_DATA FOR THIS EXERCISE_:
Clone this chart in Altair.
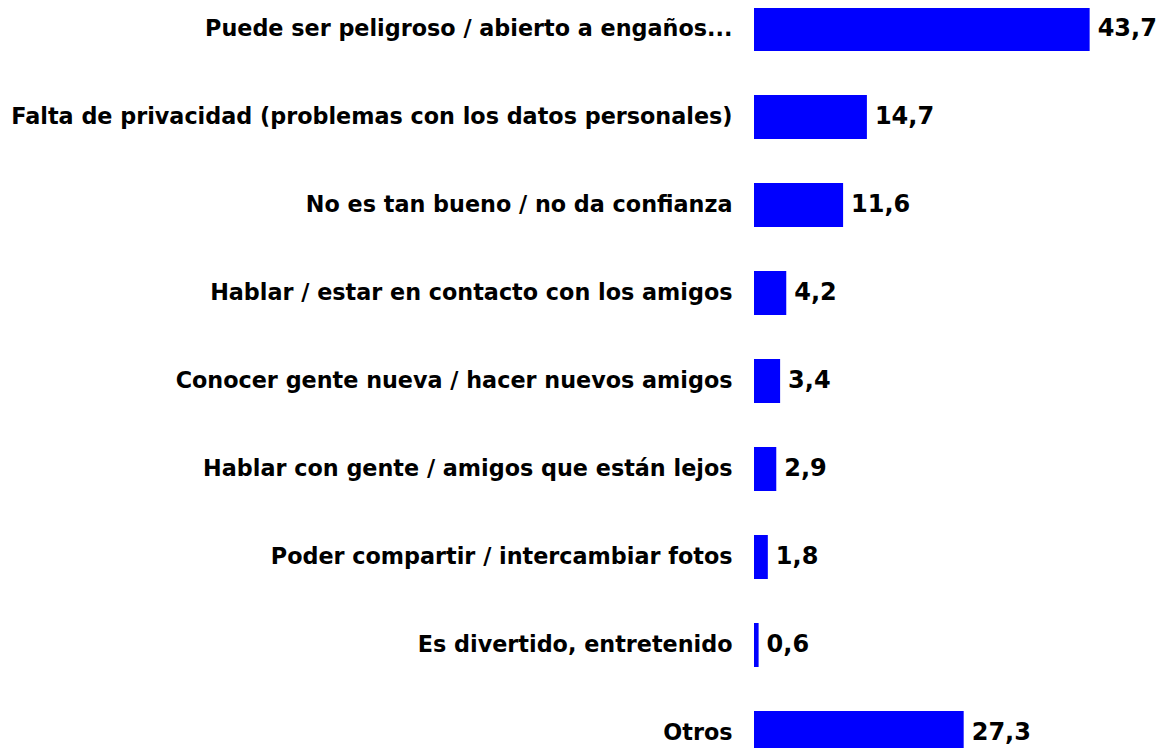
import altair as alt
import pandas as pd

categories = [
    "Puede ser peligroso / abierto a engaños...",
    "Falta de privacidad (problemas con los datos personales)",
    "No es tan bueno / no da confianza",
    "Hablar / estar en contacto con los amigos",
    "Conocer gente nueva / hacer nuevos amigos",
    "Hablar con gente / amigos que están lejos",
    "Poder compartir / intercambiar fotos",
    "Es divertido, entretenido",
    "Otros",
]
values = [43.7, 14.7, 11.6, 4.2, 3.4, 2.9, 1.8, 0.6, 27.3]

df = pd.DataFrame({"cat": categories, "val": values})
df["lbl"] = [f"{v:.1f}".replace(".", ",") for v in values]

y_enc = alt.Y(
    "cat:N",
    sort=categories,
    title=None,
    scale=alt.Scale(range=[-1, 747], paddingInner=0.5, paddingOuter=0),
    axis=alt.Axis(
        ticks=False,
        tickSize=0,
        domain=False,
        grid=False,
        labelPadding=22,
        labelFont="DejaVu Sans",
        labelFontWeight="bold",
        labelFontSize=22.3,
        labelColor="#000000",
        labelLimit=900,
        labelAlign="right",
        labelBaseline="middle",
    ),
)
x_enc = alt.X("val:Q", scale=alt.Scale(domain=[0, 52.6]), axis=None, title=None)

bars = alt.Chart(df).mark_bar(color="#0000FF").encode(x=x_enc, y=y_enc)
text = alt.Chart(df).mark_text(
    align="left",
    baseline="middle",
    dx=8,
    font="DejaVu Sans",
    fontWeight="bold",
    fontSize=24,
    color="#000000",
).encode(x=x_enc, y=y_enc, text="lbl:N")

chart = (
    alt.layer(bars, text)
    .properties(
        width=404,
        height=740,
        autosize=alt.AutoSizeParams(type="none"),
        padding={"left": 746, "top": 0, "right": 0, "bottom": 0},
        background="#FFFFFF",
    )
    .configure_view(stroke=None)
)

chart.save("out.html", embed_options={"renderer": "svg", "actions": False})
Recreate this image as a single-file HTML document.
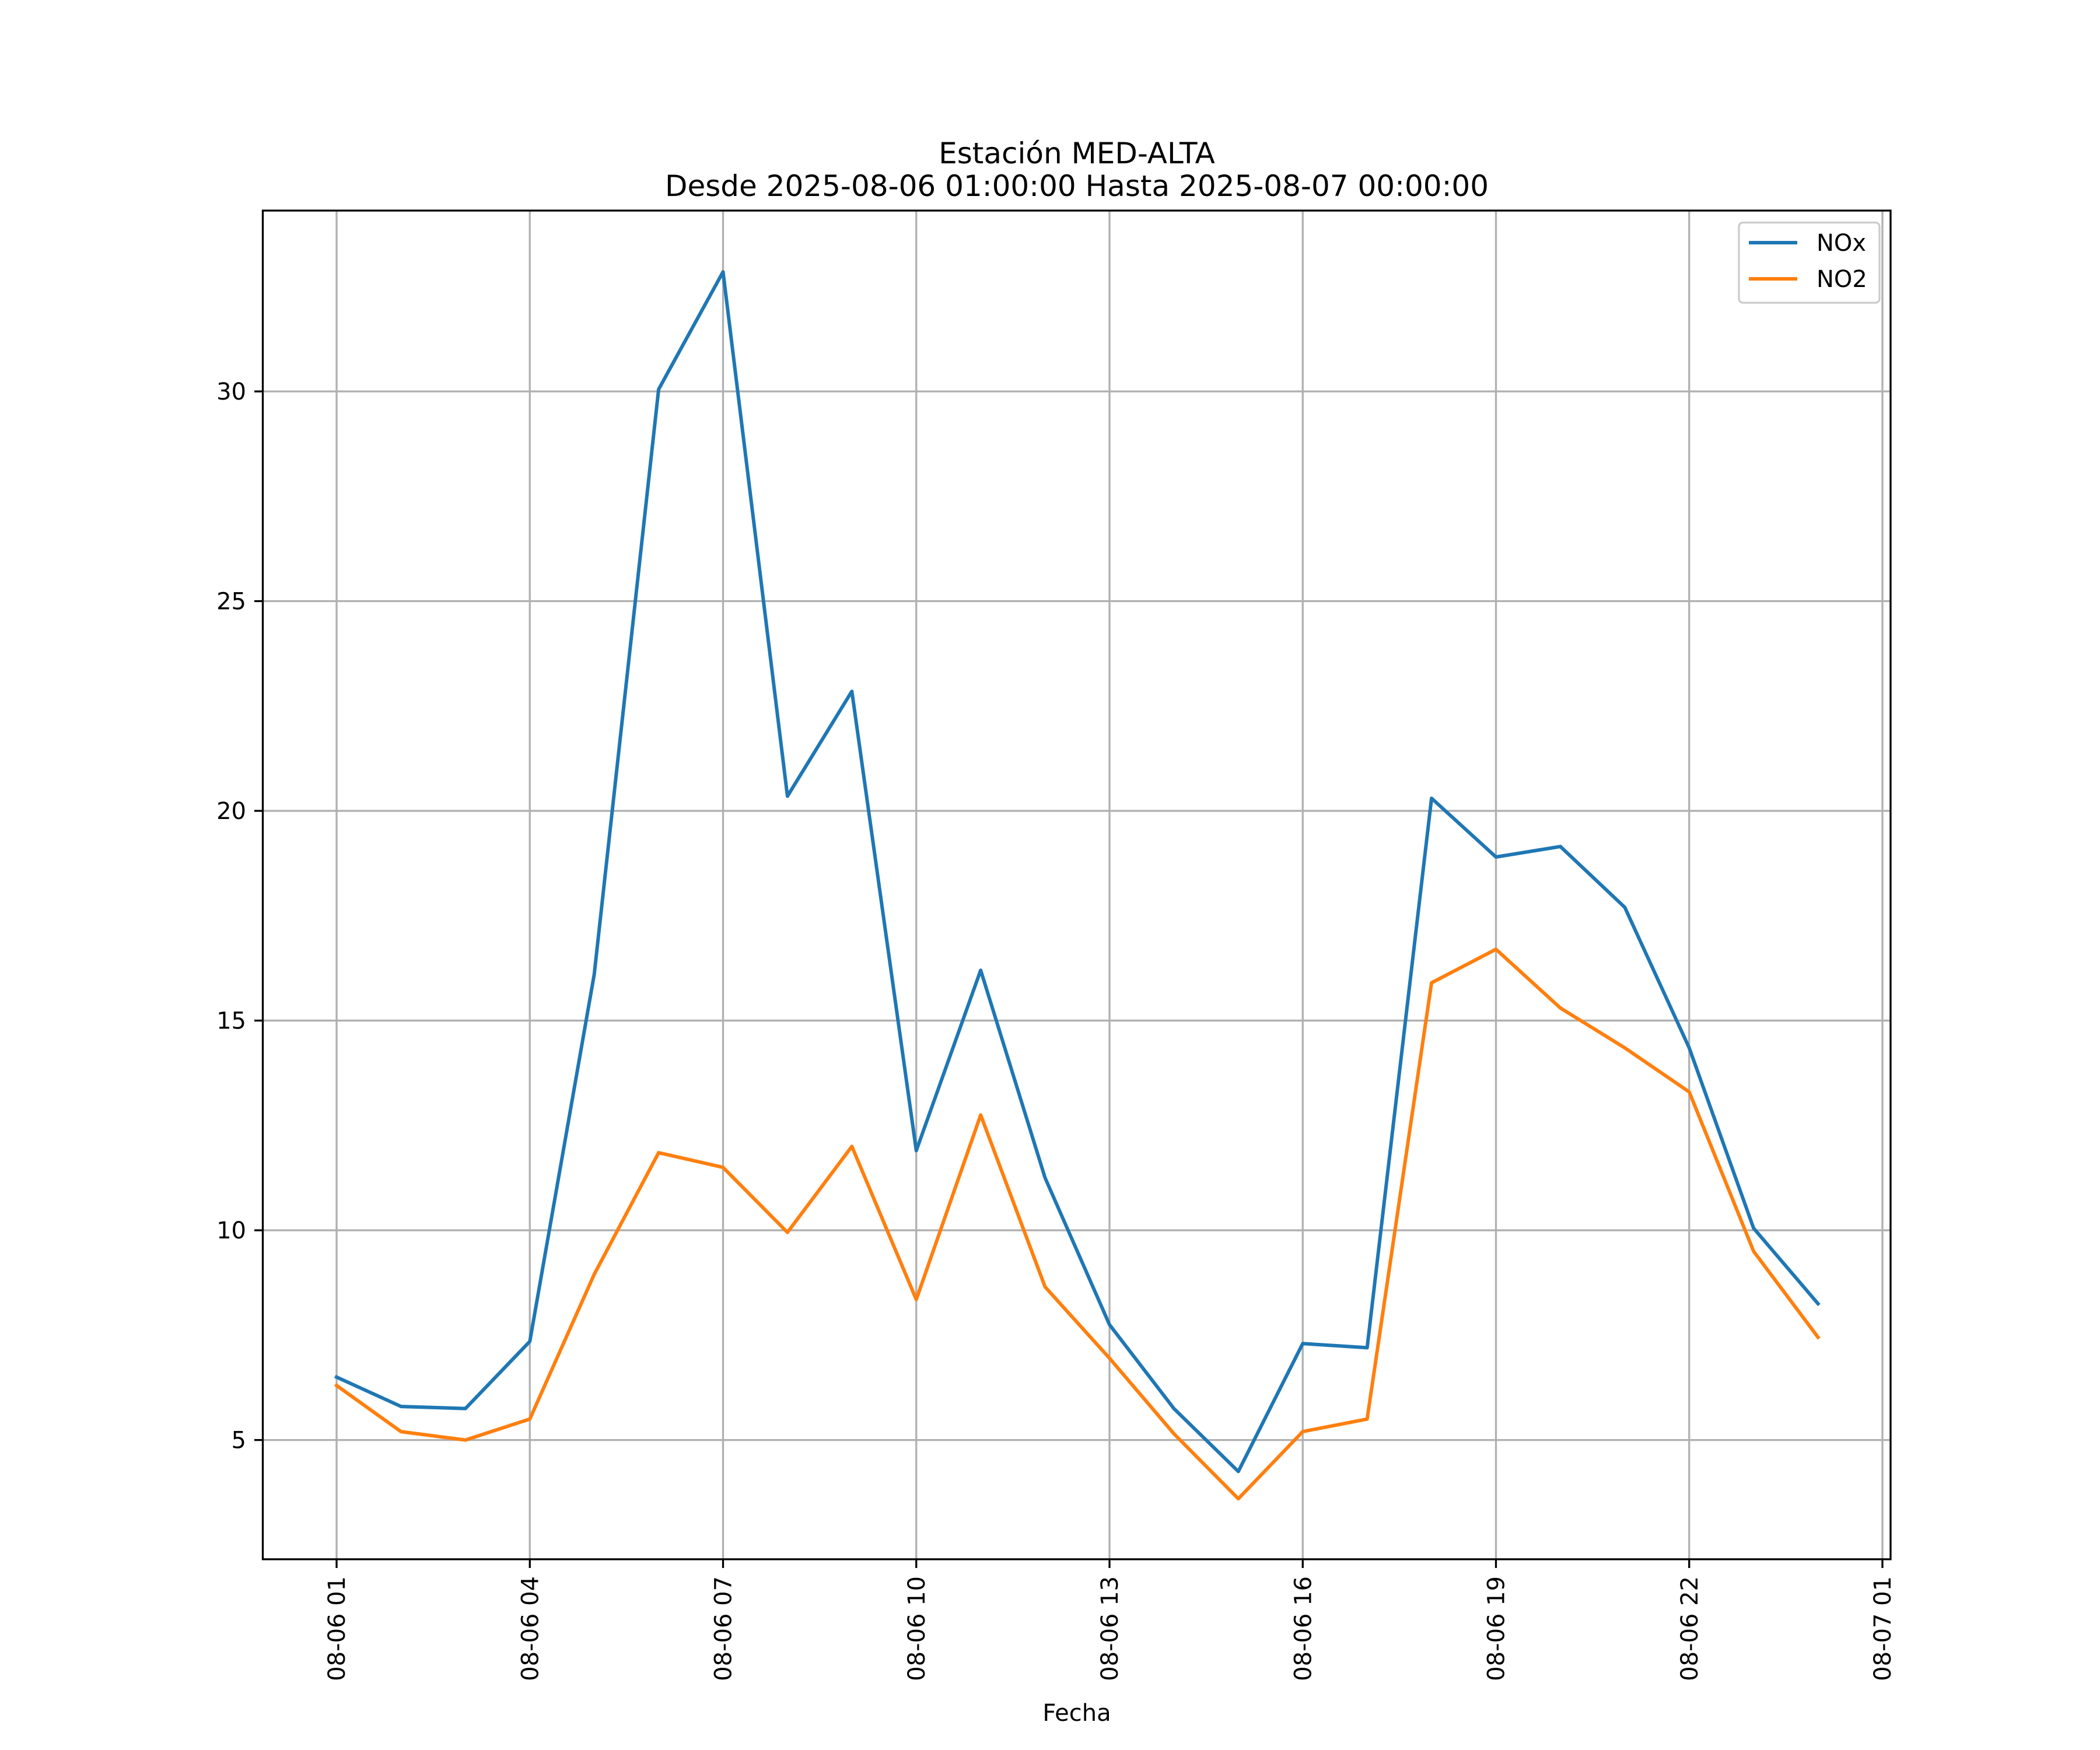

_WHAT IS BEING ASKED_: Print every entry above again without changing a word, and omit the pictures.

_COMPLETED TASK_:
Clone this chart in Altair.
import altair as alt
import pandas as pd

categories = [
    "Puede ser peligroso / abierto a engaños...",
    "Falta de privacidad (problemas con los datos personales)",
    "No es tan bueno / no da confianza",
    "Hablar / estar en contacto con los amigos",
    "Conocer gente nueva / hacer nuevos amigos",
    "Hablar con gente / amigos que están lejos",
    "Poder compartir / intercambiar fotos",
    "Es divertido, entretenido",
    "Otros",
]
values = [43.7, 14.7, 11.6, 4.2, 3.4, 2.9, 1.8, 0.6, 27.3]

df = pd.DataFrame({"cat": categories, "val": values})
df["lbl"] = [f"{v:.1f}".replace(".", ",") for v in values]

y_enc = alt.Y(
    "cat:N",
    sort=categories,
    title=None,
    scale=alt.Scale(range=[-1, 747], paddingInner=0.5, paddingOuter=0),
    axis=alt.Axis(
        ticks=False,
        tickSize=0,
        domain=False,
        grid=False,
        labelPadding=22,
        labelFont="DejaVu Sans",
        labelFontWeight="bold",
        labelFontSize=22.3,
        labelColor="#000000",
        labelLimit=900,
        labelAlign="right",
        labelBaseline="middle",
    ),
)
x_enc = alt.X("val:Q", scale=alt.Scale(domain=[0, 52.6]), axis=None, title=None)

bars = alt.Chart(df).mark_bar(color="#0000FF").encode(x=x_enc, y=y_enc)
text = alt.Chart(df).mark_text(
    align="left",
    baseline="middle",
    dx=8,
    font="DejaVu Sans",
    fontWeight="bold",
    fontSize=24,
    color="#000000",
).encode(x=x_enc, y=y_enc, text="lbl:N")

chart = (
    alt.layer(bars, text)
    .properties(
        width=404,
        height=740,
        autosize=alt.AutoSizeParams(type="none"),
        padding={"left": 746, "top": 0, "right": 0, "bottom": 0},
        background="#FFFFFF",
    )
    .configure_view(stroke=None)
)

chart.save("out.html", embed_options={"renderer": "svg", "actions": False})
Recreate this image as a single-file HTML document.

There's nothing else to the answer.